I would never have imagined saying these words to a client on the eve of trial. We were in court for a last-minute settlement conference. The jury panel would show up the next day. My client was about to make the most important decision of his life.

I showed my client a quarter that I had pulled from my pocket: “Heads you go to trial, tails you take the deal and go home today.”

My client’s grandmother sat in the first row of the courtroom. She clearly wanted to see what I was going to do next and she did not look at all alarmed at the proposition I had just made her grandson. Meanwhile, the district attorney paced in the back of the courtroom with his cell phone against his ear, trying to postpone a fundraiser for his upcoming political campaign.

Before we had come back into the courtroom, while we were in the courtroom’s attached holding cell, my client had asked me if he could ask his grandma her opinion on whether he should take the district attorney’s plea bargain or go to trial. I told him that he could, and I offered to tell the DA to do his campaigning outside the courtroom. “Fuck it, I ain’t got anything to hide. I didn’t do this and he can hear me say it.” I considered that a knowing and intelligent waiver of attorney client privilege.

My client’s resolve liquified – more than a little – after discussing his options with his grandma across the courtroom guard rail.

My client expressly asked me to share my impressions of his case with his grandma, so I gave them to her. She understood that my client was so drunk on the night of the incident that he had no idea that his friend was going to pull a knife, or that he was going to stick it in the chest of his sister’s ex-boyfriend who happened to be at that same party. She knew that he fled the scene only because he was afraid that the other people at the party were going to come after him for what his friend had done, and besides, the stabber was also my client’s ride to the party. She understood that her grandson had not heard his friend call out the name of his gang before sticking his knife between the victim’s ribs.

She also knew what the DA was going to argue: the red belt my client had worn in high school, the picture of him beneath a flag depicting a gang-related symbol that he used for his Tinder profile, and the red shoelaces on his Nike Cortez shoes proved that he and his friend were members of the same semi-organized criminal gang, and that they orchestrated this stabbing specifically to spread fear of their gang. She didn’t need me to tell her the tilted ratio of frightened white people swimming in our local jury pool, or that these same white people might believe the DA’s outlandish theory. If the gang enhancement were to be found true on top of the assault charges, my client would spend the next 24 years in prison. The only bright side would be that at his age, my client would be released by the time he was 42, with not an insignificant amount of life left to live.

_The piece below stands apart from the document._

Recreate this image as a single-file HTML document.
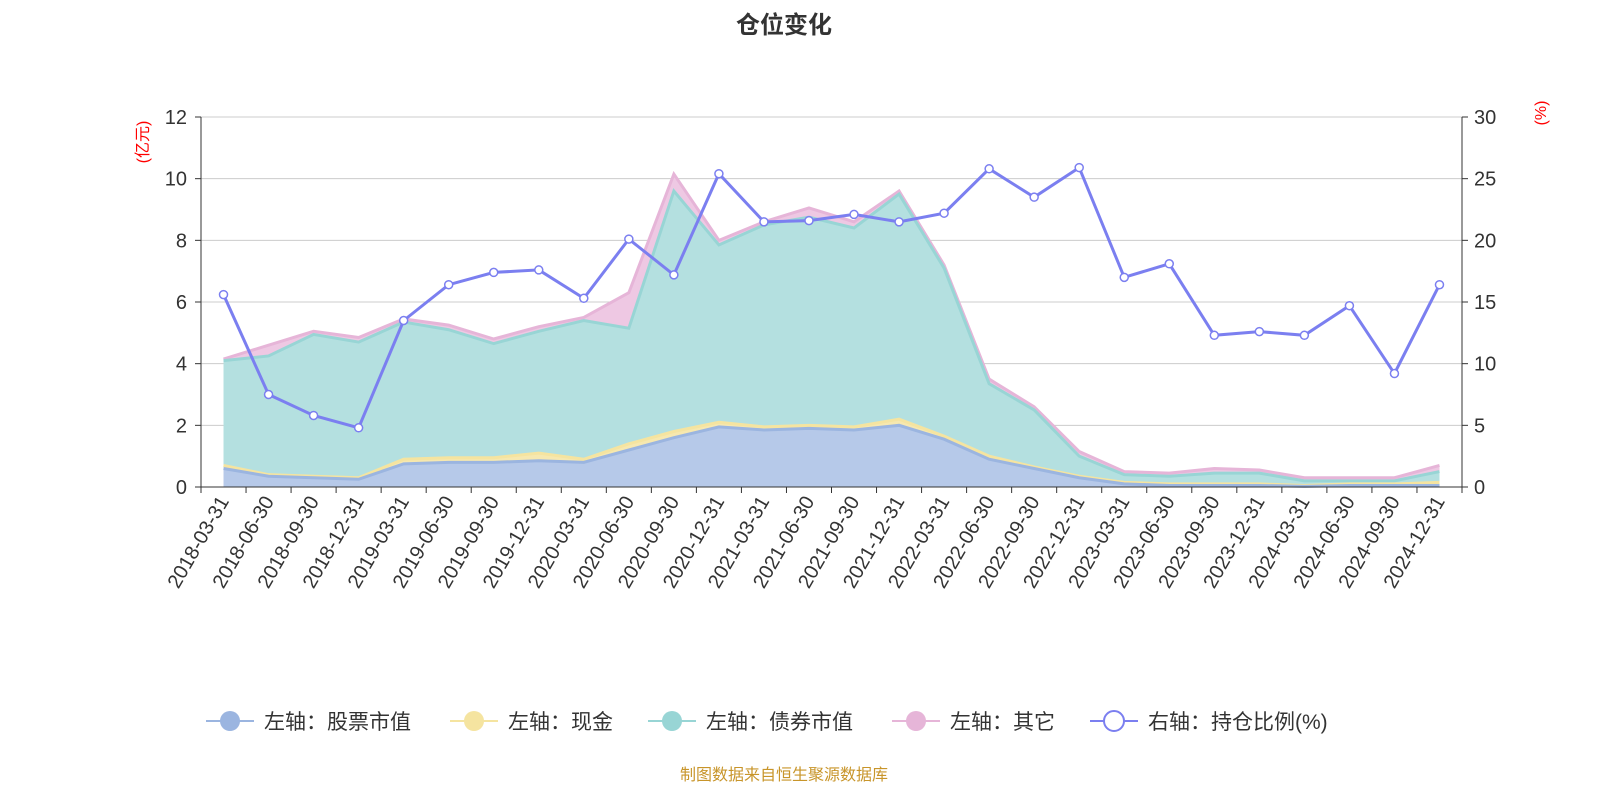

I explained to the grandma that my client had one key that would let him go home; if he pled to just one of the several violent felonies he was accused of and admitted that he did it “for the benefit of a criminal street gang,” he would be released that day. The catch was that my client would be on gang probation for 5 years, and that gang P.O.s carried side arms and pat-searched the probationer and anyone in the home whenever they came for their unannounced visits. If they found any reason to violate his probation, he could wind up serving those 24 years anyway.

He was hopelessly torn, so I suggested the coin flip.

I tossed the coin into the air. It spun. I caught it as it fell. I slapped it against the top of my left hand. I failed to notice that the DA had hung up the phone and was no longer talking. I began to lift my fingers, as though I was about to pull away my hand and show the coin face underneath, but I did not pull my hand away.

“Now admit it – there is one side that you want to see more than the other.”

My client pulled in his lower lip, and nodded. “I want a trial,” he said. I kept eye contact with him while putting the quarter back in my pocket.

“You’re not going to show me what it was?” My client asked.

“No. Why does it matter? We were never going to decide this with a coin flip.”

My client sighed, straightened his back, and nodded his head again. His grandmother beamed with pride while her hands still clutched the guard rail in fear. Both thanked me for helping with his decision.

I had gotten the coin flip idea from an old episode of Frasier – I doubt that they would have wanted to know that.

Now, if you readers are wondering what happened in this case, whether he won or lost, I ask you whether that matters, and whether a decision that important should be determined by win or loss.